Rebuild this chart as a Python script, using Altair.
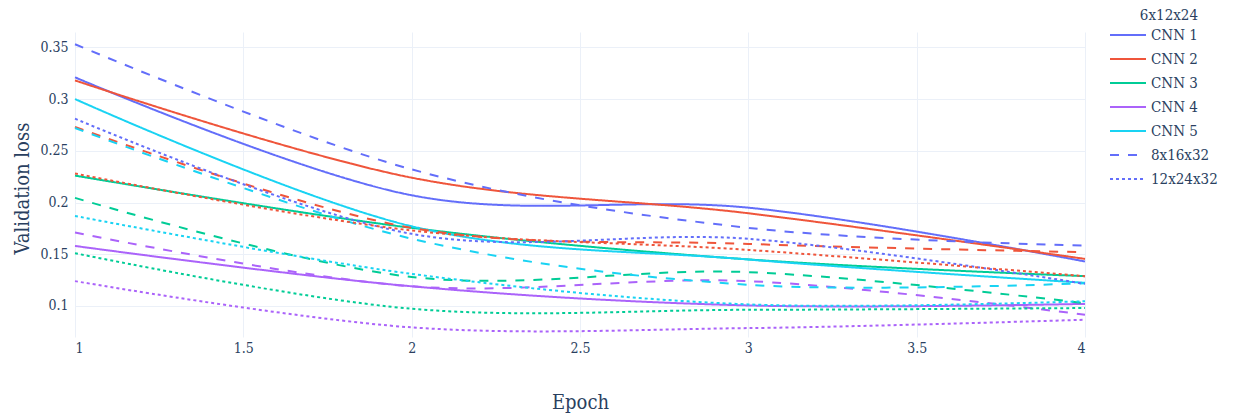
import altair as alt
import pandas as pd

epochs = [1, 2, 3, 4]
models = ["CNN 1", "CNN 2", "CNN 3", "CNN 4", "CNN 5"]
archs = ["6x12x24", "8x16x32", "12x24x32"]
colors = ["#636efa", "#EF553B", "#00cc96", "#ab63fa", "#19d3f3"]

# validation loss per architecture, per model, per epoch
loss_6x12x24 = {
    "CNN 1": [0.321, 0.207, 0.195, 0.143],
    "CNN 2": [0.318, 0.224, 0.1896, 0.1455],
    "CNN 3": [0.226, 0.1755, 0.145, 0.1288],
    "CNN 4": [0.158, 0.119, 0.1005, 0.102],
    "CNN 5": [0.300, 0.177, 0.1449, 0.1224],
}
loss_8x16x32 = {
    "CNN 1": [0.353, 0.232, 0.1755, 0.1584],
    "CNN 2": [0.273, 0.1755, 0.160, 0.152],
    "CNN 3": [0.2045, 0.128, 0.1327, 0.1027],
    "CNN 4": [0.171, 0.119, 0.124, 0.0915],
    "CNN 5": [0.272, 0.165, 0.1205, 0.122],
}
loss_12x24x32 = {
    "CNN 1": [0.281, 0.1697, 0.1649, 0.1214],
    "CNN 2": [0.228, 0.173, 0.1542, 0.1288],
    "CNN 3": [0.151, 0.0973, 0.0963, 0.098],
    "CNN 4": [0.124, 0.0793, 0.0786, 0.0867],
    "CNN 5": [0.187, 0.131, 0.1015, 0.1046],
}

rows = []
for arch, table in zip(archs, [loss_6x12x24, loss_8x16x32, loss_12x24x32]):
    for m in models:
        for e, v in zip(epochs, table[m]):
            rows.append({"Epoch": e, "loss": v, "model": m, "arch": arch,
                         "series": arch + " " + m})
df = pd.DataFrame(rows)

FONT = "DejaVu Serif Condensed, DejaVu Serif"
TXT = "#2a3f5f"
GRID = "#EBF0F8"

chart = alt.Chart(df).mark_line(
    interpolate="cardinal", strokeWidth=2
).encode(
    x=alt.X("Epoch:Q",
            scale=alt.Scale(domain=[1, 4], nice=False, zero=False),
            axis=alt.Axis(values=[1, 1.5, 2, 2.5, 3, 3.5, 4], title="Epoch", format="~g",
                          labelPadding=4, titleY=65, titleBaseline="middle")),
    y=alt.Y("loss:Q",
            scale=alt.Scale(domain=[0.0700, 0.3648], nice=False, zero=False),
            axis=alt.Axis(values=[0.1, 0.15, 0.2, 0.25, 0.3, 0.35], format="~g",
                          title="Validation loss", labelPadding=7,
                          titleX=-53, titleY=156, titleBaseline="middle",
                          titleAlign="center")),
    color=alt.Color("model:N",
                    scale=alt.Scale(domain=models, range=colors),
                    legend=alt.Legend(
                        title=archs[0], orient="none", legendX=1034, legendY=-24,
                        titlePadding=0, titleAnchor="end", titleAlign="right",
                        symbolType="stroke", symbolSize=1296, symbolStrokeWidth=2,
                        clipHeight=24, rowPadding=0, symbolOffset=0)),
    strokeDash=alt.StrokeDash("arch:N",
                              scale=alt.Scale(domain=archs, range=[[1, 0], [9, 9], [3, 3]]),
                              legend=alt.Legend(
                                  title=None, orient="none", legendX=1034, legendY=111,
                                  values=["8x16x32", "12x24x32"],
                                  symbolType="stroke", symbolSize=1296, symbolStrokeWidth=2,
                                  symbolStrokeColor="#636efa", clipHeight=24, rowPadding=0)),
    detail="series:N",
).properties(
    width=1010, height=305,
    autosize=alt.AutoSizeParams(type="none"),
    padding={"left": 75, "top": 32, "right": 150, "bottom": 79},
).configure(
    background="white",
    style={"guide-label": {"font": FONT, "fill": TXT}},
).configure_view(
    stroke=None
).configure_axis(
    labelFont=FONT, titleFont=FONT, labelColor=TXT, titleColor=TXT,
    labelFontSize=14, titleFontSize=20, titleFontWeight="normal",
    gridColor=GRID, gridWidth=1, domain=False, ticks=False,
).configure_legend(
    labelFont=FONT, labelColor=TXT, labelFontSize=15,
    titleFont=FONT, titleColor=TXT, titleFontSize=15, titleFontWeight="normal",
)

chart.save("out.html", embed_options={"renderer": "svg", "actions": False})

---

● Your instructions
From the material above, count the lines that include "chart" and give only the total.

● Task result
3